Pausing, the angel wrapped me once again in her wings until I calmed down. Then she whispered in my ear that she would stay by my side through the entire process, leading me to the best resources possible. Whenever I wanted to cry, I should whisper, “Angel”; immediately I would feel her presence.

Suddenly the alarm went off. Had there really been an angel walking with me? Could I trust that message? Would she always be there to support and guide me? I realized I had no choice—I had to trust that dream. Perhaps Charlie himself had sent her to me. I did now know, but desperately needed to hang on to that thought, or I would quickly sink into despair.
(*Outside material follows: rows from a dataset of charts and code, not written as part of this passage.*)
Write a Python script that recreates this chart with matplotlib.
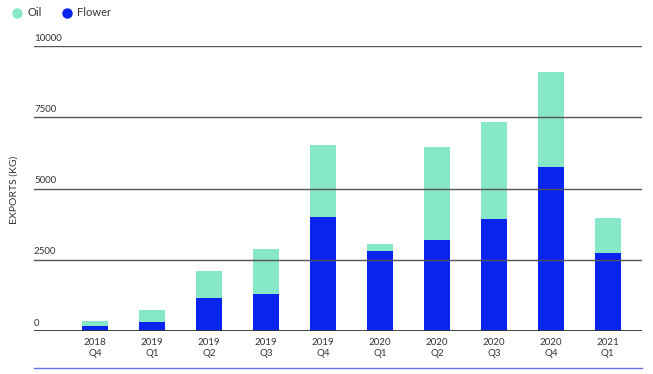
import matplotlib
matplotlib.use("Agg")
import matplotlib.pyplot as plt
from matplotlib.lines import Line2D
from matplotlib.transforms import offset_copy

categories = ["2018\nQ4", "2019\nQ1", "2019\nQ2", "2019\nQ3", "2019\nQ4",
              "2020\nQ1", "2020\nQ2", "2020\nQ3", "2020\nQ4", "2021\nQ1"]
flower = [175, 325, 1160, 1290, 4000, 2800, 3210, 3920, 5750, 2720]
oil_total = [350, 725, 2090, 2890, 6530, 3060, 6460, 7340, 9095, 3970]
oil = [t - f for t, f in zip(oil_total, flower)]
yticks = [0, 2500, 5000, 7500, 10000]
ytick_labels = ["0", "2500", "5000", "7500", "10000"]

OIL_C = "#86E8C8"
FLOWER_C = "#0A24F0"
TXT = "#333333"

plt.rcParams['font.family'] = ['Lato', 'DejaVu Sans']

W, H = 653, 374
fig = plt.figure(figsize=(W / 100, H / 100), dpi=100)
ax_left, ax_right = 34, 642
ax_top, ax_bottom = 46, 331
ax = fig.add_axes([ax_left / W, 1 - ax_bottom / H, (ax_right - ax_left) / W, (ax_bottom - ax_top) / H])

x = list(range(len(categories)))
ax.bar(x, flower, width=0.45, color=FLOWER_C, zorder=2)
ax.bar(x, oil, width=0.45, bottom=flower, color=OIL_C, zorder=2)

ax.set_xlim(-1.07, 9.6)
ax.set_ylim(0, 10000)
for s in ax.spines.values():
    s.set_visible(False)
ax.set_yticks([])
ax.set_xticks(x)
ax.set_xticklabels(categories, fontsize=7, color=TXT, linespacing=1.3)
ax.tick_params(axis='x', length=0, pad=5)

lab_tr = offset_copy(ax.get_yaxis_transform(), fig=fig, x=0, y=2.5, units='points')
for v, lab in zip(yticks, ytick_labels):
    if v == 0:
        ax.axhline(v, color="#333333", lw=1.3, zorder=3)
    else:
        ax.axhline(v, color="#555555", lw=1.0, zorder=3)
    ax.text(0.0, v, lab, transform=lab_tr, ha='left', va='bottom',
            fontsize=7, color=TXT, clip_on=False)

fig.text(14 / W, 1 - 190 / H, "EXPORTS (KG)", rotation=90, ha='center', va='center',
         fontsize=7.5, color=TXT)

# Legend
fig.add_artist(Line2D([17 / W], [1 - 13 / H], marker='o', color=OIL_C, markersize=6.5,
                      linestyle='none', transform=fig.transFigure))
fig.text(27 / W, 1 - 13 / H, "Oil", ha='left', va='center', fontsize=8, color=TXT)
fig.add_artist(Line2D([67 / W], [1 - 13 / H], marker='o', color=FLOWER_C, markersize=6.5,
                      linestyle='none', transform=fig.transFigure))
fig.text(77 / W, 1 - 13 / H, "Flower", ha='left', va='center', fontsize=8, color=TXT)

# Bottom rule
fig.add_artist(Line2D([ax_left / W, ax_right / W], [1 - 368 / H, 1 - 368 / H],
                      color="#6474E8", lw=1.0, transform=fig.transFigure))

fig.savefig("out.png", dpi=100)
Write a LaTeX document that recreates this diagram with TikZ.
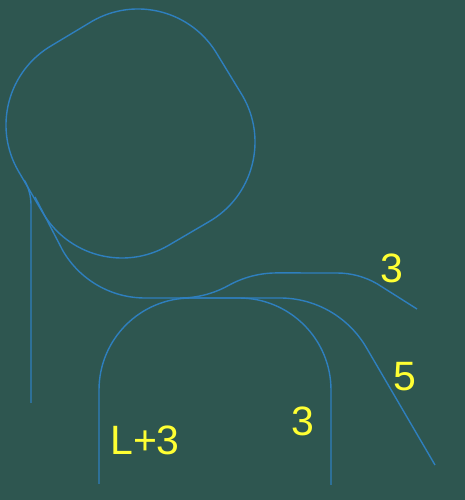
\documentclass[tikz,border=0pt]{standalone}
\usepackage{fontspec}
\setmainfont{Liberation Sans}
\definecolor{bgc}{HTML}{2E5650}
\definecolor{linec}{HTML}{2E7FBE}
\definecolor{txtc}{HTML}{FFFF33}
\tikzset{
  curve/.style={draw=linec,line width=1.4pt,line join=round},
  lab/.style={text=txtc,inner sep=0pt,font=\fontsize{41}{48}\selectfont}
}
\begin{document}
\begin{tikzpicture}[x=1pt,y=1pt]
\fill[bgc] (0,0) rectangle (465,500);
\useasboundingbox (0,0) rectangle (465,500);
% big rounded shape
\draw[curve] ([shift={(120:92)}]138,399) arc[start angle=120,end angle=30,radius=92]
  -- ([shift={(30:92)}]163,358) arc[start angle=30,end angle=-60,radius=92]
  -- ([shift={(-60:92)}]122,334) arc[start angle=-60,end angle=-150,radius=92]
  -- ([shift={(-150:92)}]98,375) arc[start angle=-150,end angle=-240,radius=92]
  -- cycle;
% left vertical line
\coordinate (aend) at (31,97);
\draw[curve] ([shift={(30:50)}]-19,295) arc[start angle=30,end angle=0,radius=50] -- (aend);
% long line to lower right
\coordinate (bstart) at (35,303);
\coordinate (bend) at (435,35);
\draw[curve] (bstart) -- ([shift={(-150:95)}]145,297) arc[start angle=-150,end angle=-90,radius=95]
  -- (280,202) arc[start angle=90,end angle=30,radius=100] -- (bend);
% arch
\coordinate (cleft) at (99,16);
\coordinate (cright) at (331,15);
\draw[curve] (cleft) -- (99,110) arc[start angle=180,end angle=90,radius=92]
  -- (239,202) arc[start angle=90,end angle=0,radius=92] -- (cright);
% upper right S line
\coordinate (dstart) at (180,202);
\coordinate (dend) at (417,191);
\draw[curve] (dstart) arc[start angle=-90,end angle=-61,radius=100]
  arc[start angle=119,end angle=90,radius=100]
  -- (337,227) arc[start angle=90,end angle=60,radius=80] -- (dend);
% labels
\node[lab] (l1) at (392,232) {3};
\node[lab] (l2) at (405,123) {5};
\node[lab] (l3) at (303,79) {3};
\node[lab] (l4) at (145,60) {L+3};
\end{tikzpicture}
\end{document}
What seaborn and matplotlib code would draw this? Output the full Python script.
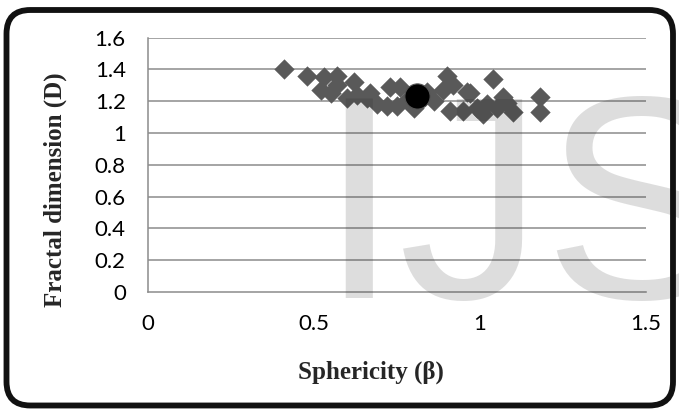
import matplotlib
matplotlib.use("Agg")
import matplotlib.pyplot as plt
from matplotlib.patches import FancyBboxPatch
import seaborn as sns
import pandas as pd

# Data
sphericity = [0.41, 0.48, 0.53, 0.57, 0.52, 0.55, 0.57, 0.60, 0.62, 0.63,
              0.66, 0.67, 0.69, 0.72, 0.73, 0.76, 0.75, 0.78, 0.80, 0.84,
              0.86, 0.89, 0.90, 0.92, 0.91, 0.96, 0.95, 0.97, 0.99, 1.01,
              1.02, 1.04, 1.05, 1.07, 1.08, 1.10, 1.18, 1.18]
fractal_dim = [1.40, 1.36, 1.35, 1.36, 1.27, 1.25, 1.30, 1.22, 1.32, 1.24,
               1.22, 1.25, 1.18, 1.17, 1.29, 1.29, 1.17, 1.21, 1.16, 1.26,
               1.20, 1.27, 1.36, 1.30, 1.14, 1.26, 1.14, 1.25, 1.16, 1.12,
               1.18, 1.34, 1.16, 1.23, 1.19, 1.13, 1.23, 1.13]
mean_sphericity = [0.81]
mean_fractal = [1.235]

x_ticks = [0, 0.5, 1, 1.5]
x_tick_labels = ["0", "0.5", "1", "1.5"]
y_ticks = [0, 0.2, 0.4, 0.6, 0.8, 1.0, 1.2, 1.4, 1.6]
y_tick_labels = ["0", "0.2", "0.4", "0.6", "0.8", "1", "1.2", "1.4", "1.6"]

df = pd.DataFrame({"x": sphericity, "y": fractal_dim})
df_mean = pd.DataFrame({"x": mean_sphericity, "y": mean_fractal})

sns.set_style("white")
plt.rcParams["font.family"] = ["Lato", "DejaVu Sans"]

W, H = 679, 409
fig = plt.figure(figsize=(W / 100, H / 100), dpi=100)
ax = fig.add_axes([148 / W, (H - 292) / H, (646 - 148) / W, (292 - 37.7) / H])

grid_c = "#8c8c8c"
sns.scatterplot(data=df, x="x", y="y", ax=ax, marker="D", s=100,
                color="#595959", edgecolor="#595959", linewidth=0.3, zorder=3)
sns.scatterplot(data=df_mean, x="x", y="y", ax=ax, marker="o", s=330,
                color="black", edgecolor="#555555", linewidth=0.8, zorder=4)

ax.set_xlim(0, 1.5)
ax.set_ylim(0, 1.6)
ax.set_xticks(x_ticks)
ax.set_xticklabels(x_tick_labels)
ax.set_yticks(y_ticks)
ax.set_yticklabels(y_tick_labels)
ax.set_xlabel("")
ax.set_ylabel("")
for yv in y_ticks[1:]:
    ax.axhline(yv, color=grid_c, lw=1.1, zorder=1)
for side in ["top", "right"]:
    ax.spines[side].set_visible(False)
for side in ["left", "bottom"]:
    ax.spines[side].set_color(grid_c)
    ax.spines[side].set_linewidth(1.1)
ax.tick_params(axis="both", which="major", direction="out", length=6,
               width=1.1, color=grid_c, labelsize=16, labelcolor="black", pad=10)

fig.text(55 / W, (H - 190) / H, "Fractal dimension (D)", rotation=90,
         ha="center", va="center", fontsize=18, fontweight="bold",
         family=["Liberation Serif"])
fig.text(371 / W, (H - 372) / H, "Sphericity (\u03b2)", ha="center",
         va="center", fontsize=18, fontweight="bold",
         family=["Liberation Serif", "DejaVu Serif"])

frame = FancyBboxPatch((6.5 / W, 3.5 / H), (673 - 6.5) / W, (399 - 3.5) / H,
                       boxstyle="round,pad=0,rounding_size=0.035",
                       transform=fig.transFigure, facecolor="none",
                       edgecolor="#111111", linewidth=4.2, zorder=7,
                       mutation_aspect=W / H)
fig.patches.append(frame)

# watermark, clipped to the frame
wm = fig.text(318 / W, (H - 298) / H, "IJS", ha="left", va="baseline",
              fontsize=209, family=["Liberation Sans"], color="#202020",
              alpha=0.15, zorder=6)
wm.set_clip_path(frame)

fig.savefig("out.png", dpi=100)
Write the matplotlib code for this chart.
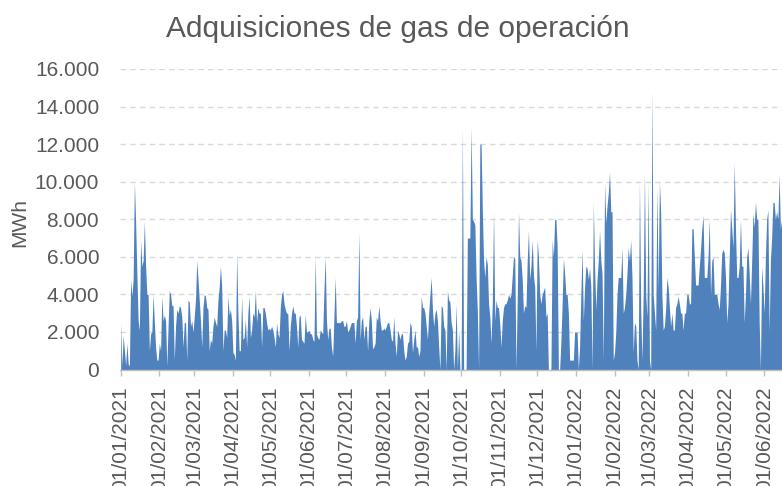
import matplotlib
matplotlib.use('Agg')
import numpy as np
import pandas as pd
import matplotlib.pyplot as plt
import matplotlib.dates as mdates
import matplotlib.ticker as mticker

plt.rcParams['font.family'] = ['Liberation Sans', 'DejaVu Sans']

# MWh diarios, un array por mes
ene_21 = [2500, 200, 1800, 1000, 200, 1400, 300, 200, 4800, 3900, 4800, 10000, 7800, 5100, 2600, 2100,
          6900, 5500, 5800, 7900, 5500, 4000, 4000, 1000, 1900, 2000, 4000, 2500, 1200, 500, 500]
feb_21 = [1400, 1000, 3900, 2600, 2900, 2600, 200, 2300, 4200, 4000, 3400, 3400, 500, 2300, 3200, 3000,
          3400, 3300, 2800, 1200, 2500, 2500, 500, 3700, 3600, 2300, 2600, 2000]
mar_21 = [2800, 3700, 5800, 4800, 3700, 2600, 1200, 3300, 4000, 3900, 3300, 3200, 1000, 1600, 1400, 2300,
          2800, 2500, 2300, 3700, 4400, 5500, 4400, 1000, 2100, 2100, 1700, 3900, 2900, 3200, 2600]
abr_21 = [900, 800, 500, 6200, 3000, 1000, 1000, 3900, 1600, 1700, 2700, 1200, 3000, 3900, 1700, 2100,
          3000, 2800, 4200, 2500, 3300, 3000, 3000, 1200, 3300, 3300, 3000, 2500, 2100, 2200]
may_21 = [2100, 2300, 2100, 1700, 1200, 2500, 1900, 1700, 3300, 4000, 4200, 3500, 3200, 3000, 3000, 1000,
          2300, 3000, 3400, 3000, 3000, 2300, 1200, 2800, 2900, 1600, 1500, 1400, 2900, 2000, 2000]
jun_21 = [2100, 1900, 1900, 1600, 1500, 6000, 1900, 1700, 1600, 2100, 2000, 1900, 4200, 6000, 2600, 1600,
          2200, 2200, 1200, 700, 2800, 4900, 2500, 2500, 2500, 2500, 2600, 2600, 2300, 2300]
jul_21 = [2600, 2000, 2100, 2300, 2500, 2500, 2500, 1400, 2600, 2800, 7300, 1600, 2600, 2800, 1600, 2300,
          2300, 1000, 2600, 3300, 2600, 1100, 1200, 1400, 2800, 2600, 3400, 2600, 2100, 2100, 2200]
ago_21 = [2100, 2300, 2500, 2500, 2100, 1600, 1500, 2800, 1400, 700, 2100, 1900, 1600, 1900, 1900, 1000,
          500, 700, 1400, 1500, 2500, 2300, 900, 1600, 2100, 1200, 1200, 700, 1000, 3900, 3300]
sep_21 = [3300, 3000, 2300, 1600, 3000, 4000, 4900, 3200, 2300, 3000, 3200, 2600, 1200, 0, 3400, 3300,
          2300, 2100, 0, 4200, 3700, 3600, 2500, 2100, 0, 1000, 3500, 0, 2100, 0]
oct_21 = [0, 12900, 0, 0, 0, 7000, 7000, 7000, 12900, 8000, 7900, 7700, 4900, 3100, 0, 12000,
          12000, 8500, 5800, 4900, 6000, 5600, 3500, 2800, 1400, 3500, 8400, 2600, 3700, 3300, 3300]
nov_21 = [2400, 1200, 2600, 3300, 3500, 3500, 3700, 4000, 3800, 4000, 5000, 6000, 5900, 0, 3700, 8400,
          6000, 5800, 4800, 3000, 3400, 3300, 5800, 7400, 4800, 5500, 6900, 5000, 4400, 1000]
dic_21 = [6900, 6000, 4000, 3500, 4000, 4200, 4400, 2800, 3000, 0, 0, 0, 6900, 6000, 8000, 8000,
          6500, 0, 0, 1500, 3500, 5900, 5100, 4000, 4000, 3000, 500, 500, 500, 500, 2000]
ene_22 = [2000, 2000, 0, 1200, 4000, 6400, 2600, 4400, 5500, 5400, 4800, 5400, 4400, 0, 8900, 5500,
          3200, 4800, 5800, 7400, 5800, 5100, 500, 10000, 7800, 8700, 9400, 10500, 8400, 8400, 500]
feb_22 = [900, 2000, 4000, 4900, 4900, 4900, 6500, 3000, 3300, 4000, 5100, 6500, 5800, 6900, 4900, 900,
          2500, 2300, 500, 0, 10000, 3200, 500, 4000, 10400, 4000, 2800, 9900]
mar_22 = [500, 0, 14900, 4000, 3000, 2100, 9700, 4200, 10000, 8400, 4000, 2100, 2300, 3200, 4900, 4400,
          3300, 2300, 3000, 2100, 2100, 3300, 3500, 3900, 3500, 3000, 3000, 2100, 3000, 3000, 4000]
abr_22 = [4000, 3500, 3500, 7500, 7500, 6000, 4500, 4500, 4500, 5500, 6400, 7500, 8200, 4900, 4900, 4900,
          6000, 8000, 4000, 5800, 6000, 4000, 4000, 4000, 3500, 3200, 4500, 6200, 6400, 6200]
may_22 = [4900, 2500, 3500, 6000, 8500, 7500, 6500, 11000, 7500, 4900, 4900, 5500, 8000, 5500, 5500, 2500,
          4000, 6000, 6500, 5100, 3500, 5800, 8300, 7600, 8900, 8000, 8000, 2500, 0, 5500, 4400]
jun_22 = [3000, 6000, 8000, 8500, 2000, 5800, 7000, 8900, 8900, 8000, 8400, 8000, 10400, 7500, 8000, 8000]

meses = [ene_21, feb_21, mar_21, abr_21, may_21, jun_21, jul_21, ago_21, sep_21, oct_21, nov_21, dic_21,
         ene_22, feb_22, mar_22, abr_22, may_22, jun_22]
valores = np.concatenate(meses)
fechas = pd.date_range('2021-01-01', periods=len(valores), freq='D')

gris = '#595959'
fig = plt.figure(figsize=(7.82, 4.86), dpi=100)
ax = fig.add_axes([120 / 782, 1 - 369.5 / 486, 662 / 782, 300.5 / 486])

ax.fill_between(fechas, valores, 0, color='#4F81BD', lw=0)

inicio = pd.Timestamp('2021-01-01')
ax.set_xlim(inicio - pd.Timedelta(hours=13), inicio + pd.Timedelta(days=530.3))
ax.set_ylim(0, 16000)

ax.yaxis.set_major_locator(mticker.MultipleLocator(2000))
ax.yaxis.set_major_formatter(mticker.FuncFormatter(lambda v, p: f'{int(v):,}'.replace(',', '.')))
ax.grid(axis='y', color='#d9d9d9', linestyle=(0, (4, 3)), lw=1)
ax.set_axisbelow(True)

ax.xaxis.set_major_locator(mdates.MonthLocator())
ax.xaxis.set_major_formatter(mdates.DateFormatter('%d/%m/%Y'))

for s in ['top', 'right', 'left']:
    ax.spines[s].set_visible(False)
ax.spines['bottom'].set_color('#bfbfbf')
ax.spines['bottom'].set_linewidth(1)

ax.tick_params(axis='y', length=0, pad=15, labelsize=15, labelcolor=gris)
ax.tick_params(axis='x', length=4, width=1, color='#bfbfbf', pad=8, labelsize=15,
               labelcolor=gris, labelrotation=90)

fig.text(398 / 782, 1 - 29 / 486, 'Adquisiciones de gas de operación', ha='center', va='center',
         fontsize=21.5, color=gris)
fig.text(20 / 782, 1 - 222 / 486, 'MWh', rotation=90, ha='center', va='center', fontsize=15, color=gris)

fig.savefig('out.png', dpi=100)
I had to be strong, and that angel would be my anchor for the next year. I named her Grace.

How often I called her name, sometimes in desperation, sometimes with a broken heart, sometimes with tears in my eyes, sometimes just because I needed a friend in that moment who would take my hand or wrap me in love. “Grace, I need you.” “Grace, are you there?” “Grace, please, please Grace, just come.”

With Grace by my side that first Monday, I began tackling the myriad tasks involved when someone has died, especially suddenly. The details were overwhelming at times, but I could feel my angel’s hand slip into mine, and I knew I would be all right.

Slowly I created my “Cleveland Team.” Margaret, a dear Ohio friend, was second on that team, right after the funeral director. Without her help, I could never have progressed at all. She was the first to enter the house, after the police removed the body, finding Charlie’s will and other legal documents; quickly she became my personal assistant. Then came the lawyer, estate liquidator, handyman, real estate agent, banker, cleaner and more.

I was constantly surprised by the people who seemed to come, in one way or another, to help in remarkable ways. For me, each was a reminder that Grace had taken my hand and was leading me through this challenging maze, step by step. I also felt uplifted by the many prayers of friends and family.

For the first few weeks, I sat at my computer, phone by my side, from 9 to 5 everyday, with short breaks to eat, get dressed and walk. The to do list seemed endless; there was always another detail that needed resolving or a question to be answered. As winter was approaching, I knew I had to clean out the house and sell it, or I would have to deal with an empty house surrounded by snow for months. Surely with the help of Grace, the funeral director led me to the lawyer, who led me to the real estate agent.

In a whirlwind, and despite complications, the house was sold just three months after my brother’s death. Ironically, the date of the closing was November 13, exactly forty-two years after my father had died in the same place in that house. I had no doubt that my father, mother who had died twenty-eight years earlier, and now my brother were all part of my Cleveland Team as well, with Grace as the director.

Was it Grace’s idea? Or perhaps Charlie’s? I will never know but the following spring, an idea popped into my head. A friend had sent me this beautiful poem by my brother, which I shared on social media in remembrance of Charlie on his birthday. After reading the poem on my page in Facebook, another friend offered to compose music. By the water’s edge, I had a vision of a video featuring this poem, my photos of the lake, and my friend’s music along her melodic voice singing the verses. The musician knew a videographer, and so, once again with Grace’s help, I honored the passing of my brother one year later with a moving video.


Unknown to the World’s Gaze

A flower blossoms forth
Hidden from the eye
No one saw it bloom
No one sees it die

It blossoms for itself
Unfolding to the sun
It has no need of praise
And can survive with none

And shall we bloom on vacant paths
Unknown to the world’s gaze
If together we might grow
What need we then the world’s praise

Charles S. Evans 1949-2020


What at first felt like an impossible task became the process of a community, here on earth and beyond, working together to help me heal and move forward. I am deeply grateful for that community, for Grace, my special angel, and for the reminder that we are never alone.